**Exercise requirements:** Provide again, from the entries below, every line from the one containing "Reproduce this chart with React, TypeScript" through the one containing "Chart.register(...registerables);", exactly as written, and no other line.

Stored data entries
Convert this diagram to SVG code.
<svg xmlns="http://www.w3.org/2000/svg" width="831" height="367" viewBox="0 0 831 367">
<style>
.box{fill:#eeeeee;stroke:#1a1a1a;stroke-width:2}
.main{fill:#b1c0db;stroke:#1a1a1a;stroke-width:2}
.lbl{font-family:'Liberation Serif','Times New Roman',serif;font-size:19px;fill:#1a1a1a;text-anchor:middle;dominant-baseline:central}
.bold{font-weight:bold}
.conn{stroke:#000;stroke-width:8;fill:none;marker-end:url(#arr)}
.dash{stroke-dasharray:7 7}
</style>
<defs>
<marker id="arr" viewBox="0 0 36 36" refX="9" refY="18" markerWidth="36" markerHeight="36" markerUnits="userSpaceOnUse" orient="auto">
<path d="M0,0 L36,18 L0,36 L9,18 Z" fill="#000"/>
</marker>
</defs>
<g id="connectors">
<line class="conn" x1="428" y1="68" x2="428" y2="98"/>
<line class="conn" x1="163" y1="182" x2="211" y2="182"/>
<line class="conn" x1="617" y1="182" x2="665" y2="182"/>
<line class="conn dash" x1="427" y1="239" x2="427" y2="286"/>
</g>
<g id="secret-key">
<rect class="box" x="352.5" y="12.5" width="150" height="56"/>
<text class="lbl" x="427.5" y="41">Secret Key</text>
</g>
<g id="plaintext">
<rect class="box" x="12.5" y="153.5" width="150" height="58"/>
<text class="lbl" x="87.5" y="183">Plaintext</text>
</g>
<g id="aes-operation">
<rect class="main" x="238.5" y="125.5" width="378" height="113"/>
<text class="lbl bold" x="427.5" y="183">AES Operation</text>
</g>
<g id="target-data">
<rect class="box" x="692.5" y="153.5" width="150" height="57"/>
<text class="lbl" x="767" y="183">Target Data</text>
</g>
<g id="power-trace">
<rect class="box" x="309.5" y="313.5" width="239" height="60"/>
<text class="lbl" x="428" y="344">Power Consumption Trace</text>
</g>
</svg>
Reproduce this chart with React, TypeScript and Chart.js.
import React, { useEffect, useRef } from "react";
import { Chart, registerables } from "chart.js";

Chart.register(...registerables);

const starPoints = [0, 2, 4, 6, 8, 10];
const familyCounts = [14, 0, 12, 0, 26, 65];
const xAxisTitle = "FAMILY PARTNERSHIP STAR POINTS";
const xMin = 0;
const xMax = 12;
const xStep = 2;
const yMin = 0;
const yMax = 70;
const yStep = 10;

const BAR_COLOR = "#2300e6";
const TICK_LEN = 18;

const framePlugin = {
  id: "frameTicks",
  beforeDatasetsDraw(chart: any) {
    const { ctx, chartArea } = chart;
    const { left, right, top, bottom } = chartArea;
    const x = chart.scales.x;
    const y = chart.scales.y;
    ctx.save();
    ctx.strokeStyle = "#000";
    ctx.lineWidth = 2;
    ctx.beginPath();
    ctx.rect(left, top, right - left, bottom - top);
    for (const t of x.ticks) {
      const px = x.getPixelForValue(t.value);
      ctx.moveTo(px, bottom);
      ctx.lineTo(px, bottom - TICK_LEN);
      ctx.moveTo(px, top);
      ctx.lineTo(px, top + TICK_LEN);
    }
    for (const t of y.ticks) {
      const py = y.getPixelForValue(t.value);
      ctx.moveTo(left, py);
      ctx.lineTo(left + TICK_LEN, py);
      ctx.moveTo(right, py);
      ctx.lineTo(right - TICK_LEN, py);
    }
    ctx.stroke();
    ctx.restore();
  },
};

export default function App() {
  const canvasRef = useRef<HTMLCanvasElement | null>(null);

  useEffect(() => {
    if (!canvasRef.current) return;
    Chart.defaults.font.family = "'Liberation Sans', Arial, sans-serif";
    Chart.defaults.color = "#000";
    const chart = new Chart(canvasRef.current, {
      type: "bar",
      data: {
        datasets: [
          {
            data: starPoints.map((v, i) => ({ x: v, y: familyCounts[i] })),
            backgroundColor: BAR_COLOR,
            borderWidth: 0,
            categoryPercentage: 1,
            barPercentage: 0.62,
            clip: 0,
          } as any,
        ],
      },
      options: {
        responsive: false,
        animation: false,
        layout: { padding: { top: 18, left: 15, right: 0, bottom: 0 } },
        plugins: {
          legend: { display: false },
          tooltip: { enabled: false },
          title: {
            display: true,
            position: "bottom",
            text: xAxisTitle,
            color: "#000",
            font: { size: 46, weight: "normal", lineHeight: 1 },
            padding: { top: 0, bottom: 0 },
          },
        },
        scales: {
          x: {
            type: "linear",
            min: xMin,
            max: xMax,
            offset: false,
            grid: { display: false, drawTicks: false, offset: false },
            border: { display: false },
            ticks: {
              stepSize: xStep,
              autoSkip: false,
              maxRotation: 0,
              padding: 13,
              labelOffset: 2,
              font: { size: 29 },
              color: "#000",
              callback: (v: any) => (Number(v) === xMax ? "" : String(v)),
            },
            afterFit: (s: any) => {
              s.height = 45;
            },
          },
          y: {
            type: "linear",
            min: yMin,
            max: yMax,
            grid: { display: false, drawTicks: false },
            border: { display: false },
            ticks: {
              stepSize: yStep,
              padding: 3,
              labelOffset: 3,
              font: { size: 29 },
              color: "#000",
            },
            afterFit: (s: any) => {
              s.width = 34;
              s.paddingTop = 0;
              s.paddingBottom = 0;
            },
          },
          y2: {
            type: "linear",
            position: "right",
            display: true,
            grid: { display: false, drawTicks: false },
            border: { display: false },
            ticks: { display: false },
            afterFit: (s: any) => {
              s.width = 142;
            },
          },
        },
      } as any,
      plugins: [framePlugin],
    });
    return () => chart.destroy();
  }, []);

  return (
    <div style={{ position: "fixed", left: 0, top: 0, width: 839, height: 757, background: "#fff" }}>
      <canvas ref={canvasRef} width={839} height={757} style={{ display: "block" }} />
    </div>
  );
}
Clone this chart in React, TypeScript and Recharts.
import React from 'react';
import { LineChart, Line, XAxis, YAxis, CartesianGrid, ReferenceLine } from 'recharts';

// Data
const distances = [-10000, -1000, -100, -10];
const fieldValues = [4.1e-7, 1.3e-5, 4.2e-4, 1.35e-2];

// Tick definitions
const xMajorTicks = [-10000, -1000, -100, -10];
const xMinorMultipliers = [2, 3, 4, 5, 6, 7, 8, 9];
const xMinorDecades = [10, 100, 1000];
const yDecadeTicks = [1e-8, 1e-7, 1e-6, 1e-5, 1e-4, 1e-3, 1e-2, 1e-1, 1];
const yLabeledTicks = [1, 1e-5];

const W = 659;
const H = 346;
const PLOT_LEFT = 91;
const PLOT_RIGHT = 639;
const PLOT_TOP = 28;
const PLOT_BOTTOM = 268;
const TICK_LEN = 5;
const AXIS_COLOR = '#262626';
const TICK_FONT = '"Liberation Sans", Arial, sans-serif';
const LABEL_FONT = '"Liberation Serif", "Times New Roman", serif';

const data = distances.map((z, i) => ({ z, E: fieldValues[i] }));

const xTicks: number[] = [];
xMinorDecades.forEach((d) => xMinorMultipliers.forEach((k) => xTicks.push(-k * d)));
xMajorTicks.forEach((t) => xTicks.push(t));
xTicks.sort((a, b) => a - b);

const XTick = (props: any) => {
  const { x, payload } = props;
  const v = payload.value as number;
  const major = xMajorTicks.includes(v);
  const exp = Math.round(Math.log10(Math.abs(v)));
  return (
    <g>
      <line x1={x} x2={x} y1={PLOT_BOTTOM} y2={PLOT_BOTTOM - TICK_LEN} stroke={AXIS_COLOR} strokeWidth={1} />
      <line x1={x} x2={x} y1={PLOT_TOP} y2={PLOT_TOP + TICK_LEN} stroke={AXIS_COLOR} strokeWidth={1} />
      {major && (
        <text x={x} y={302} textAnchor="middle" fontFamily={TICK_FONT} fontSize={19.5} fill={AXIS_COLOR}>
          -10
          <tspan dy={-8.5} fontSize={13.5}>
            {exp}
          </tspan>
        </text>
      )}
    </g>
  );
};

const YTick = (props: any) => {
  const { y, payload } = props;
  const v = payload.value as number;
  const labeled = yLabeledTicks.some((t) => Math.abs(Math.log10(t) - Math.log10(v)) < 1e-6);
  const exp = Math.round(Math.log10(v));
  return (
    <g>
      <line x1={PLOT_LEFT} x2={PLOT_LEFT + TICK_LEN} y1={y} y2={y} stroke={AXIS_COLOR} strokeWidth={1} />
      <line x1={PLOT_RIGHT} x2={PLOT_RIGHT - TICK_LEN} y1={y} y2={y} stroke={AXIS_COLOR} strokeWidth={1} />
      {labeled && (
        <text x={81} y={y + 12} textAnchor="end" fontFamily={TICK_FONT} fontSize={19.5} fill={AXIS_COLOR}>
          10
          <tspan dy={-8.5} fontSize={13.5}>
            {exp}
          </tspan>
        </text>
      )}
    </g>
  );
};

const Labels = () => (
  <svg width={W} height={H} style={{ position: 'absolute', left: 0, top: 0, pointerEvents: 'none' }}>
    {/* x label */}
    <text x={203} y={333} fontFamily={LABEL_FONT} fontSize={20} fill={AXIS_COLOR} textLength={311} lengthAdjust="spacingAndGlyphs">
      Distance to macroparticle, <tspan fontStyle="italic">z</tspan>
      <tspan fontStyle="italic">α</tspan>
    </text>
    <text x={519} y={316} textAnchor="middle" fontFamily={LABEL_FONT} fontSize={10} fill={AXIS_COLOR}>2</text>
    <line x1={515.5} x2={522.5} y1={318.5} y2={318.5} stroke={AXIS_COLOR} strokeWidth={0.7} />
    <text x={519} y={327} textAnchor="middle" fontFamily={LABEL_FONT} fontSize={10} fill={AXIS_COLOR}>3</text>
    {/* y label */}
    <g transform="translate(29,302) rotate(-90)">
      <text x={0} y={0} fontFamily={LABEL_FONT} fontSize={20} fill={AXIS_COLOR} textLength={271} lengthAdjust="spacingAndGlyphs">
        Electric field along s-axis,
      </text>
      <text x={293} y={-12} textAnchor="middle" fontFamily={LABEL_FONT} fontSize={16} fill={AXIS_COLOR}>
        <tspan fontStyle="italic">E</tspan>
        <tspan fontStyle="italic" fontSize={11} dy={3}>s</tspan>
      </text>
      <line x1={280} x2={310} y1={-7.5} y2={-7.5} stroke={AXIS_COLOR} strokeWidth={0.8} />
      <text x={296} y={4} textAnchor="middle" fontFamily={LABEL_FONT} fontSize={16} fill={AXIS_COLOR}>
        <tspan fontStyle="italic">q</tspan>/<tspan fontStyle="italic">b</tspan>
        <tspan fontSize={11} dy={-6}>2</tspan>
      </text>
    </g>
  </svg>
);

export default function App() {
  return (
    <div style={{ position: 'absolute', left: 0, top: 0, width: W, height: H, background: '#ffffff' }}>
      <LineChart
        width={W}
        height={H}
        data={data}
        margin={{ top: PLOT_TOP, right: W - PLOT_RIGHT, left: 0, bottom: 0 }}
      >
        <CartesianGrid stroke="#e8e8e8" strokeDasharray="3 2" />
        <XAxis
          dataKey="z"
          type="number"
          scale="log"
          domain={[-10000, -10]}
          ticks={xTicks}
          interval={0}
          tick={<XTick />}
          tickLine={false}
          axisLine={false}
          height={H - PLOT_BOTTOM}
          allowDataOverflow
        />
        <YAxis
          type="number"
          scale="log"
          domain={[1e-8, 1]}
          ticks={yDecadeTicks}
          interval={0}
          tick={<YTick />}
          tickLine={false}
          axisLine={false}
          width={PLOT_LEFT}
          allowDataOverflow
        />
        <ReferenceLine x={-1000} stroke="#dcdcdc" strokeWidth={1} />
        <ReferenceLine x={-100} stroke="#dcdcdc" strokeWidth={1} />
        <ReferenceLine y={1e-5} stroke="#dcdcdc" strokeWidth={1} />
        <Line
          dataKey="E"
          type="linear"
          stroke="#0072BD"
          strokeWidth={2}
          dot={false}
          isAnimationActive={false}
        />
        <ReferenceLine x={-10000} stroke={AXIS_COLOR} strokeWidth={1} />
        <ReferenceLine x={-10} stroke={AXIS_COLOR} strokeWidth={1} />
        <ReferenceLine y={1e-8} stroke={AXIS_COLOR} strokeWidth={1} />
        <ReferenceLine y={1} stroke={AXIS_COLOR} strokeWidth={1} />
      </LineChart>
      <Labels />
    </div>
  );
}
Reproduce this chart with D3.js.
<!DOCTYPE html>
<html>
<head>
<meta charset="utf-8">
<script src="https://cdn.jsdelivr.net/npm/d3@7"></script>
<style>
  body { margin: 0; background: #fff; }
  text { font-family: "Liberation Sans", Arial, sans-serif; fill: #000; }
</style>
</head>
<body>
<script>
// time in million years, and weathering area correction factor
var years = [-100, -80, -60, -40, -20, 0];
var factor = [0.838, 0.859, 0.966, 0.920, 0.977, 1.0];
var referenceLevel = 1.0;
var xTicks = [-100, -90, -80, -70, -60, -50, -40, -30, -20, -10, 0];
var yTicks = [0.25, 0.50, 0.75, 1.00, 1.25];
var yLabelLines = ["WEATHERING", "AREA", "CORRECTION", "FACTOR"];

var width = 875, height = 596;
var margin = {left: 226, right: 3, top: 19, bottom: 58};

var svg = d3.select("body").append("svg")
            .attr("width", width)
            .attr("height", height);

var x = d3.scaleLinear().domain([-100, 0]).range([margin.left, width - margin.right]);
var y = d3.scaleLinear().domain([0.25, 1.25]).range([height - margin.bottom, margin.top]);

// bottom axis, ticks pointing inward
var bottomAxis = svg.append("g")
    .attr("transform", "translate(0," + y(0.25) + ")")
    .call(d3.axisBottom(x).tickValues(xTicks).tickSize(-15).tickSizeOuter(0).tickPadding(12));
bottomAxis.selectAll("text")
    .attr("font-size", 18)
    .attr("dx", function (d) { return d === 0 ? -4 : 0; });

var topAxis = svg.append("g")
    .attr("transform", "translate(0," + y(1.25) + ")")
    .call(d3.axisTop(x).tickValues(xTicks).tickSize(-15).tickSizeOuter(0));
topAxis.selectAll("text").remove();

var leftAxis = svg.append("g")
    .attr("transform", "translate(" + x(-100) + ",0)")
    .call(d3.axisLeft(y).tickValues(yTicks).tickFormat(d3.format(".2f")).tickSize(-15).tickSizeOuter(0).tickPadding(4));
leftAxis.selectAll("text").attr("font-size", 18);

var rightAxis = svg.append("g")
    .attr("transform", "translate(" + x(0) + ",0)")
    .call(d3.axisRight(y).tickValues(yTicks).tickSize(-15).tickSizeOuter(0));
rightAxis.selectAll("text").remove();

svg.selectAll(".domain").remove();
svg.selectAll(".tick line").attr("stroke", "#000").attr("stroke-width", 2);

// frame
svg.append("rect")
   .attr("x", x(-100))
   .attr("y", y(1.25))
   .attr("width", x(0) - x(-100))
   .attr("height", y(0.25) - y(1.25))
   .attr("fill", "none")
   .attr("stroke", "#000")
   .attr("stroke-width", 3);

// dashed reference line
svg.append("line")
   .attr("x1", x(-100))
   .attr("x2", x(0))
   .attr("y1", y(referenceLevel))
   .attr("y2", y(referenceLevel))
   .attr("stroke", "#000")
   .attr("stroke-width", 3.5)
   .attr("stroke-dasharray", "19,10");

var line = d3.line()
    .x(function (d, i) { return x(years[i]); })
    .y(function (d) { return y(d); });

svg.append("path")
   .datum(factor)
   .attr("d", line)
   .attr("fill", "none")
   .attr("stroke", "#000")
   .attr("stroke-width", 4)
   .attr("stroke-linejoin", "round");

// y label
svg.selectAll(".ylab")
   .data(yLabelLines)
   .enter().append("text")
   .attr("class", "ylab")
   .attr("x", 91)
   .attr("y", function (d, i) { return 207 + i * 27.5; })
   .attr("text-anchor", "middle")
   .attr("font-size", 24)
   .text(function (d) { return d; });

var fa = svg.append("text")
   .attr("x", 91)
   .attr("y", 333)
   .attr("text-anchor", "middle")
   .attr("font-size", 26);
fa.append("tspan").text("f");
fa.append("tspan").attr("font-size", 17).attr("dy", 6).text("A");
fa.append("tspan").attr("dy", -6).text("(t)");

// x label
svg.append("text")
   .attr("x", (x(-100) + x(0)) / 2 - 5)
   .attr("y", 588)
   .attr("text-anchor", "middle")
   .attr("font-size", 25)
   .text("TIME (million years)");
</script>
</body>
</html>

**Full answer:**
Reproduce this chart with React, TypeScript and Chart.js.
import React, { useEffect, useRef } from "react";
import { Chart, registerables } from "chart.js";

Chart.register(...registerables);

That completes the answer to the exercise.